Progress came slowly. Congress and the states approved the 23rd Amendment in 1961, granting district residents the right to vote for president and vice president. In 1973, President Richard M. Nixon signed a home-rule law empowering Washington to elect a mayor and council.

But giving the district Congressional representatives has been a more prickly matter. For years, segregationists opposed granting Washington, a mostly black city, votes in Congress. Then came four terms of mismanagement under Mayor Marion Barry in the 1980's and 1990's, prompting Congress to reject any suggestion of greater autonomy for the district.

Today, the city is running a surplus, its finances in their best shape in decades. But now partisan politics looms as the major obstacle to rights: Republicans fear that Washington, an overwhelmingly Democratic city, will tip the political balance in Congress if it receives seats in either of the closely divided houses.

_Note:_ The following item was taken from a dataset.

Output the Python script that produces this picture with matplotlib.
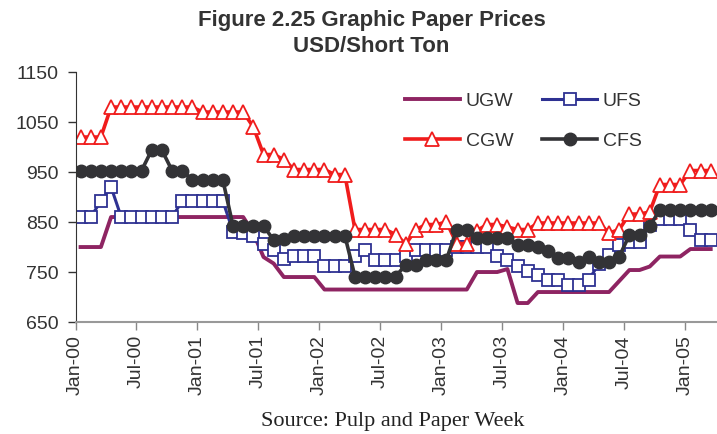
import matplotlib.pyplot as plt
import numpy as np
import pandas as pd

# monthly prices, Jan 2000 - Mar 2005 (USD per short ton)
months = pd.date_range('2000-01-01', '2005-03-01', freq='MS').strftime('%b-%y').tolist()

ugw = [800, 800, 800] + [860] * 14 + [828, 780, 767] + [740] * 4 + [715] * 15 + \
      [750, 750, 750, 756, 688, 688] + [710] * 8 + [732, 754, 754, 761, 781, 781, 781, 796, 796, 796]

ufs = [860, 860, 892, 920] + [860] * 6 + [892] * 5 + [831, 829, 823, 806, 795, 777] + \
      [783] * 3 + [762] * 3 + [783, 795, 774, 774, 774, 783] + [795] * 4 + [800] * 4 + \
      [782, 774, 762, 752, 744, 734, 734, 724, 724, 734, 767, 784, 804, 811, 811, 844,
       856, 856, 856, 834, 814, 814]

cgw = [1020] * 3 + [1080] * 9 + [1070] * 5 + [1040, 985, 985, 975] + [955] * 4 + [945, 945] + \
      [835] * 4 + [825, 806, 835, 845, 845, 850, 807, 807, 833, 845, 845, 840, 835, 835] + \
      [848] * 7 + [828, 835, 866, 866, 870, 925, 925, 925, 953, 953, 953]

cfs = [953] * 7 + [994, 994, 953, 953] + [934] * 4 + [842] * 4 + [814, 817] + [823] * 6 + \
      [741] * 5 + [765, 765, 775, 775, 775, 835, 835] + [819] * 4 + \
      [805, 805, 801, 792, 779, 779, 771, 781, 771, 771, 781, 824, 824, 842] + [874] * 6

tick_pos = np.arange(0, len(months), 6) - 0.5
tick_labels = months[::6]

plt.rcParams['font.family'] = ['Liberation Sans', 'DejaVu Sans']

fig = plt.figure(figsize=(7.17, 4.34), dpi=100)
ax = fig.add_axes([0.1053, 0.258, 0.893, 0.576])

x = np.arange(len(months))
l_ugw, = ax.plot(x, ugw, color='#8e2462', lw=2.8, label='UGW')
l_ufs, = ax.plot(x, ufs, color='#2e3192', lw=2.2, marker='s', ms=8.5,
                 mfc='white', mec='#2e3192', mew=1.3, label='UFS')
l_cgw, = ax.plot(x, cgw, color='#f01c1c', lw=2.6, marker='^', ms=10,
                 mfc='white', mec='#f01c1c', mew=1.3, label='CGW')
l_cfs, = ax.plot(x, cfs, color='#333336', lw=2.6, marker='o', ms=9,
                 mfc='#333336', mec='#333336', label='CFS')

ax.set_xlim(-0.5, len(months) - 0.5)
ax.set_ylim(650, 1150)
ax.set_yticks(np.arange(650, 1151, 100))
ax.set_xticks(tick_pos)
ax.set_xticklabels(tick_labels, rotation=90)
ax.tick_params(axis='both', labelsize=14, colors='#333333', length=6, width=1)
ax.tick_params(axis='y', pad=6)
ax.tick_params(axis='x', colors='#888888', labelcolor='#333333')

for side in ['top', 'right']:
    ax.spines[side].set_visible(False)
ax.spines['left'].set_color('#333333')
ax.spines['bottom'].set_color('#999999')
ax.spines['bottom'].set_linewidth(1.5)

ax.legend([l_ugw, l_cgw, l_ufs, l_cfs], ['UGW', 'CGW', 'UFS', 'CFS'], ncol=2,
          frameon=False, fontsize=14, handlelength=2.8, columnspacing=1.5,
          labelspacing=1.15, handletextpad=0.3, labelcolor='#333333',
          borderpad=0, borderaxespad=0,
          loc='upper left', bbox_to_anchor=(0.515, 0.92))

fig.text(0.518, 0.978, 'Figure 2.25 Graphic Paper Prices\nUSD/Short Ton', ha='center', va='top',
         fontsize=16, fontweight='bold', color='#333333', linespacing=1.35)
fig.text(0.547, 0.008, 'Source: Pulp and Paper Week', ha='center', va='bottom',
         fontsize=16, family='Liberation Serif', color='#222222')

fig.savefig('out.png', dpi=100)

Somewhat surprisingly, a Republican, Representative Tom Davis of Virginia, has proposed a compromise: give the district one House seat, balanced by an additional seat for Republican-dominated Utah. The bill would not grant the district Senate seats.

Davis's proposal has yet to gain broad support from Washington's fractious democracy activists, many of whom deride his plan as an unpalatable half-loaf. But to others, the district must take what it can get. Then, they say, they will look to 2008 and another chance to pre-empt Iowa and New Hampshire.

"After 200 years, what else can you do but agitate, agitate, agitate?" said Mark David Richards, a pollster who helped promote the primary.